▸ **REQUIREMENTS**:
Transcribe the full listing exactly, and drop every picture.

▸ **DATA SHOWN**:
○ ○ ○ ○
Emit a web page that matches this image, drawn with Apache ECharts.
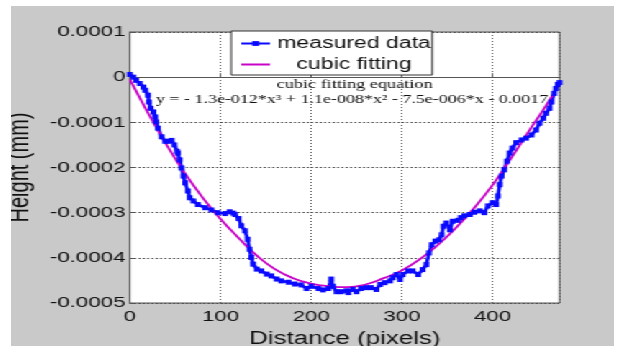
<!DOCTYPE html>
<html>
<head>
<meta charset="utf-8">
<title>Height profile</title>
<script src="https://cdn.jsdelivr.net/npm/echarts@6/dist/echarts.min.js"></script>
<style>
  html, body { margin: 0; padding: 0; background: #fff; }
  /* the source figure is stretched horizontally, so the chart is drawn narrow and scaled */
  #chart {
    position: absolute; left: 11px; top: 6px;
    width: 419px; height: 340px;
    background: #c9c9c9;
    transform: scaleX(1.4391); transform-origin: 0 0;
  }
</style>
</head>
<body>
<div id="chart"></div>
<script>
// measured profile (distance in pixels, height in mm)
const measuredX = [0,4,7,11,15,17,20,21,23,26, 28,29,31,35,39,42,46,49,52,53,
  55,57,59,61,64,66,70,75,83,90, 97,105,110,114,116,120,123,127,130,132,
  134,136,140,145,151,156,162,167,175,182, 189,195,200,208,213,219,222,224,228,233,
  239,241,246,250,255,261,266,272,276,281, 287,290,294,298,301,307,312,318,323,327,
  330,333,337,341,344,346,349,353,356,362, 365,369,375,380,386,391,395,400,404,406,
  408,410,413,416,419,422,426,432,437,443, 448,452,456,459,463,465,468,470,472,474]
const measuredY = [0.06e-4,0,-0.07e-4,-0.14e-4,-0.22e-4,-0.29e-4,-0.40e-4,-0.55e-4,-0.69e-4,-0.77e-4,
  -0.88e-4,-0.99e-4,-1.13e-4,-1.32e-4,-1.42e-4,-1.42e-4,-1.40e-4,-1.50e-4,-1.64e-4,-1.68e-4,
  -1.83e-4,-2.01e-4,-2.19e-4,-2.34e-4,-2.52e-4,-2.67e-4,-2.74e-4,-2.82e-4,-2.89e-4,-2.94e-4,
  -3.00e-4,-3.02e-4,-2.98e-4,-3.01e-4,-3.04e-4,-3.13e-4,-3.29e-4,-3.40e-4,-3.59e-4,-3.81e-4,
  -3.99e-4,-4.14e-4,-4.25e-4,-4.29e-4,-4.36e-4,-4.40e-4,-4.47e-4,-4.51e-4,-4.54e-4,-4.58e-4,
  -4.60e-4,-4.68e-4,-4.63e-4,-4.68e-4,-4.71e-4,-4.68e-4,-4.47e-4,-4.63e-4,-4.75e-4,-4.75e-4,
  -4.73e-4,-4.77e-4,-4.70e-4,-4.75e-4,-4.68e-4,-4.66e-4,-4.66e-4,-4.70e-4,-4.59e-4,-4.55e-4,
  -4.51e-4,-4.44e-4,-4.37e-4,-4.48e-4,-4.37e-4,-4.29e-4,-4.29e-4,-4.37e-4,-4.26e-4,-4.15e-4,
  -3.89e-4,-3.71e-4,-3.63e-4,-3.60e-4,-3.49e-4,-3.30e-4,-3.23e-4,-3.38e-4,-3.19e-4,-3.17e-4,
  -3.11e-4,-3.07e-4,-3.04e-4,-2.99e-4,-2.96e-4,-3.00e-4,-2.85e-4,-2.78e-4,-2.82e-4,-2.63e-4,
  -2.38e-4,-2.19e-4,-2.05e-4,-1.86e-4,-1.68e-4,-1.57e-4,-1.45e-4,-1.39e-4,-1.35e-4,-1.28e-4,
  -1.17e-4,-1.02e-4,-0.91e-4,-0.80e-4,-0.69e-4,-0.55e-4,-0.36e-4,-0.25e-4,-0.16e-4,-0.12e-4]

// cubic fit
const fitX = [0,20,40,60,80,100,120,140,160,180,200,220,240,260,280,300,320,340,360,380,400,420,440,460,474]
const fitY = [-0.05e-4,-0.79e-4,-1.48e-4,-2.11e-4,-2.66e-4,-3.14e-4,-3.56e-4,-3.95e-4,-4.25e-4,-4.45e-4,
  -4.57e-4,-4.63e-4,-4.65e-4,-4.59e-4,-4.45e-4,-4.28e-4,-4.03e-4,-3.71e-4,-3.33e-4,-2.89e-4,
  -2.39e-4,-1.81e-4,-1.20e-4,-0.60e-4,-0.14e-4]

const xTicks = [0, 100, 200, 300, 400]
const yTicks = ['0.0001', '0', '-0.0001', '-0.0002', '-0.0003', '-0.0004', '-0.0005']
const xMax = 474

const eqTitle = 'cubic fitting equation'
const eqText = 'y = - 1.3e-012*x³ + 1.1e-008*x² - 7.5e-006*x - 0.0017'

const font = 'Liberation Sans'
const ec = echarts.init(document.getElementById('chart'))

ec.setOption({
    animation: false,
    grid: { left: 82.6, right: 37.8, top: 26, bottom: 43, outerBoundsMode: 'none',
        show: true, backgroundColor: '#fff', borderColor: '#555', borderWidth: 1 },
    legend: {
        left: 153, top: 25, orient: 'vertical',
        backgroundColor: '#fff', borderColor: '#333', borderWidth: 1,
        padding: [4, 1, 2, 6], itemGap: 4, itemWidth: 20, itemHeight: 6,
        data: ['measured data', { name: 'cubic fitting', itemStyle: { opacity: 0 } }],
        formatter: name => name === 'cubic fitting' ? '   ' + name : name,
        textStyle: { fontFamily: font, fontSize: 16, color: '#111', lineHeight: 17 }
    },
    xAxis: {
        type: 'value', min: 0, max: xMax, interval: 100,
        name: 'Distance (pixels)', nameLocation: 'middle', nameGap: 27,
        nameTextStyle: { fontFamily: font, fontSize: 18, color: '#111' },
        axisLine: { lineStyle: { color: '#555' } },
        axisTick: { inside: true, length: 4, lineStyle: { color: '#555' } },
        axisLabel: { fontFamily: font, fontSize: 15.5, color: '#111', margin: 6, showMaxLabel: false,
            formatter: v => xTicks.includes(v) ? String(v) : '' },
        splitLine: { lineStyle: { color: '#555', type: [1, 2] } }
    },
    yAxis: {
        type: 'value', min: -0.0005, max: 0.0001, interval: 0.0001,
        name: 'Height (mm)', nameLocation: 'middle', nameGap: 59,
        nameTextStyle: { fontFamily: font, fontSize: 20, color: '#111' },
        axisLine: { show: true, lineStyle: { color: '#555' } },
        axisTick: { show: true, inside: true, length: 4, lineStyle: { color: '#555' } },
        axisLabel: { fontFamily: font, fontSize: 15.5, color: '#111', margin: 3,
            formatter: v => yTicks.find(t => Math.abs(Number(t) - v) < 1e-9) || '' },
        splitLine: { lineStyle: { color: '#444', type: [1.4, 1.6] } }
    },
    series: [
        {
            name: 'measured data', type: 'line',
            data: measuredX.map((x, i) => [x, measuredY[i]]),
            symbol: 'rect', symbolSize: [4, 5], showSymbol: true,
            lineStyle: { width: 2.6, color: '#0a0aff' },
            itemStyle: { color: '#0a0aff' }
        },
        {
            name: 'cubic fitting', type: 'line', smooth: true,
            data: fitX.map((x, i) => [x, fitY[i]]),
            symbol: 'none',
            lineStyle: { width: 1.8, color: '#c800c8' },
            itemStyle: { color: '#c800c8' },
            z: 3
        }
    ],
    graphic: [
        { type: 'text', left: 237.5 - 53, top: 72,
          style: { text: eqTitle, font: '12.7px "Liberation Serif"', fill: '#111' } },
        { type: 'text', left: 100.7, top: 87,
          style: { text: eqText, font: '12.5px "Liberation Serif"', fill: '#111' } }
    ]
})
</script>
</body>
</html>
○ ○ ○ ○
▸ **RESULT**:
Emit a web page that matches this image, drawn with Apache ECharts.
<!DOCTYPE html>
<html>
<head>
<meta charset="utf-8">
<title>Height profile</title>
<script src="https://cdn.jsdelivr.net/npm/echarts@6/dist/echarts.min.js"></script>
<style>
  html, body { margin: 0; padding: 0; background: #fff; }
  /* the source figure is stretched horizontally, so the chart is drawn narrow and scaled */
  #chart {
    position: absolute; left: 11px; top: 6px;
    width: 419px; height: 340px;
    background: #c9c9c9;
    transform: scaleX(1.4391); transform-origin: 0 0;
  }
</style>
</head>
<body>
<div id="chart"></div>
<script>
// measured profile (distance in pixels, height in mm)
const measuredX = [0,4,7,11,15,17,20,21,23,26, 28,29,31,35,39,42,46,49,52,53,
  55,57,59,61,64,66,70,75,83,90, 97,105,110,114,116,120,123,127,130,132,
  134,136,140,145,151,156,162,167,175,182, 189,195,200,208,213,219,222,224,228,233,
  239,241,246,250,255,261,266,272,276,281, 287,290,294,298,301,307,312,318,323,327,
  330,333,337,341,344,346,349,353,356,362, 365,369,375,380,386,391,395,400,404,406,
  408,410,413,416,419,422,426,432,437,443, 448,452,456,459,463,465,468,470,472,474]
const measuredY = [0.06e-4,0,-0.07e-4,-0.14e-4,-0.22e-4,-0.29e-4,-0.40e-4,-0.55e-4,-0.69e-4,-0.77e-4,
  -0.88e-4,-0.99e-4,-1.13e-4,-1.32e-4,-1.42e-4,-1.42e-4,-1.40e-4,-1.50e-4,-1.64e-4,-1.68e-4,
  -1.83e-4,-2.01e-4,-2.19e-4,-2.34e-4,-2.52e-4,-2.67e-4,-2.74e-4,-2.82e-4,-2.89e-4,-2.94e-4,
  -3.00e-4,-3.02e-4,-2.98e-4,-3.01e-4,-3.04e-4,-3.13e-4,-3.29e-4,-3.40e-4,-3.59e-4,-3.81e-4,
  -3.99e-4,-4.14e-4,-4.25e-4,-4.29e-4,-4.36e-4,-4.40e-4,-4.47e-4,-4.51e-4,-4.54e-4,-4.58e-4,
  -4.60e-4,-4.68e-4,-4.63e-4,-4.68e-4,-4.71e-4,-4.68e-4,-4.47e-4,-4.63e-4,-4.75e-4,-4.75e-4,
  -4.73e-4,-4.77e-4,-4.70e-4,-4.75e-4,-4.68e-4,-4.66e-4,-4.66e-4,-4.70e-4,-4.59e-4,-4.55e-4,
  -4.51e-4,-4.44e-4,-4.37e-4,-4.48e-4,-4.37e-4,-4.29e-4,-4.29e-4,-4.37e-4,-4.26e-4,-4.15e-4,
  -3.89e-4,-3.71e-4,-3.63e-4,-3.60e-4,-3.49e-4,-3.30e-4,-3.23e-4,-3.38e-4,-3.19e-4,-3.17e-4,
  -3.11e-4,-3.07e-4,-3.04e-4,-2.99e-4,-2.96e-4,-3.00e-4,-2.85e-4,-2.78e-4,-2.82e-4,-2.63e-4,
  -2.38e-4,-2.19e-4,-2.05e-4,-1.86e-4,-1.68e-4,-1.57e-4,-1.45e-4,-1.39e-4,-1.35e-4,-1.28e-4,
  -1.17e-4,-1.02e-4,-0.91e-4,-0.80e-4,-0.69e-4,-0.55e-4,-0.36e-4,-0.25e-4,-0.16e-4,-0.12e-4]

// cubic fit
const fitX = [0,20,40,60,80,100,120,140,160,180,200,220,240,260,280,300,320,340,360,380,400,420,440,460,474]
const fitY = [-0.05e-4,-0.79e-4,-1.48e-4,-2.11e-4,-2.66e-4,-3.14e-4,-3.56e-4,-3.95e-4,-4.25e-4,-4.45e-4,
  -4.57e-4,-4.63e-4,-4.65e-4,-4.59e-4,-4.45e-4,-4.28e-4,-4.03e-4,-3.71e-4,-3.33e-4,-2.89e-4,
  -2.39e-4,-1.81e-4,-1.20e-4,-0.60e-4,-0.14e-4]

const xTicks = [0, 100, 200, 300, 400]
const yTicks = ['0.0001', '0', '-0.0001', '-0.0002', '-0.0003', '-0.0004', '-0.0005']
const xMax = 474

const eqTitle = 'cubic fitting equation'
const eqText = 'y = - 1.3e-012*x³ + 1.1e-008*x² - 7.5e-006*x - 0.0017'

const font = 'Liberation Sans'
const ec = echarts.init(document.getElementById('chart'))

ec.setOption({
    animation: false,
    grid: { left: 82.6, right: 37.8, top: 26, bottom: 43, outerBoundsMode: 'none',
        show: true, backgroundColor: '#fff', borderColor: '#555', borderWidth: 1 },
    legend: {
        left: 153, top: 25, orient: 'vertical',
        backgroundColor: '#fff', borderColor: '#333', borderWidth: 1,
        padding: [4, 1, 2, 6], itemGap: 4, itemWidth: 20, itemHeight: 6,
        data: ['measured data', { name: 'cubic fitting', itemStyle: { opacity: 0 } }],
        formatter: name => name === 'cubic fitting' ? '   ' + name : name,
        textStyle: { fontFamily: font, fontSize: 16, color: '#111', lineHeight: 17 }
    },
    xAxis: {
        type: 'value', min: 0, max: xMax, interval: 100,
        name: 'Distance (pixels)', nameLocation: 'middle', nameGap: 27,
        nameTextStyle: { fontFamily: font, fontSize: 18, color: '#111' },
        axisLine: { lineStyle: { color: '#555' } },
        axisTick: { inside: true, length: 4, lineStyle: { color: '#555' } },
        axisLabel: { fontFamily: font, fontSize: 15.5, color: '#111', margin: 6, showMaxLabel: false,
            formatter: v => xTicks.includes(v) ? String(v) : '' },
        splitLine: { lineStyle: { color: '#555', type: [1, 2] } }
    },
    yAxis: {
        type: 'value', min: -0.0005, max: 0.0001, interval: 0.0001,
        name: 'Height (mm)', nameLocation: 'middle', nameGap: 59,
        nameTextStyle: { fontFamily: font, fontSize: 20, color: '#111' },
        axisLine: { show: true, lineStyle: { color: '#555' } },
        axisTick: { show: true, inside: true, length: 4, lineStyle: { color: '#555' } },
        axisLabel: { fontFamily: font, fontSize: 15.5, color: '#111', margin: 3,
            formatter: v => yTicks.find(t => Math.abs(Number(t) - v) < 1e-9) || '' },
        splitLine: { lineStyle: { color: '#444', type: [1.4, 1.6] } }
    },
    series: [
        {
            name: 'measured data', type: 'line',
            data: measuredX.map((x, i) => [x, measuredY[i]]),
            symbol: 'rect', symbolSize: [4, 5], showSymbol: true,
            lineStyle: { width: 2.6, color: '#0a0aff' },
            itemStyle: { color: '#0a0aff' }
        },
        {
            name: 'cubic fitting', type: 'line', smooth: true,
            data: fitX.map((x, i) => [x, fitY[i]]),
            symbol: 'none',
            lineStyle: { width: 1.8, color: '#c800c8' },
            itemStyle: { color: '#c800c8' },
            z: 3
        }
    ],
    graphic: [
        { type: 'text', left: 237.5 - 53, top: 72,
          style: { text: eqTitle, font: '12.7px "Liberation Serif"', fill: '#111' } },
        { type: 'text', left: 100.7, top: 87,
          style: { text: eqText, font: '12.5px "Liberation Serif"', fill: '#111' } }
    ]
})
</script>
</body>
</html>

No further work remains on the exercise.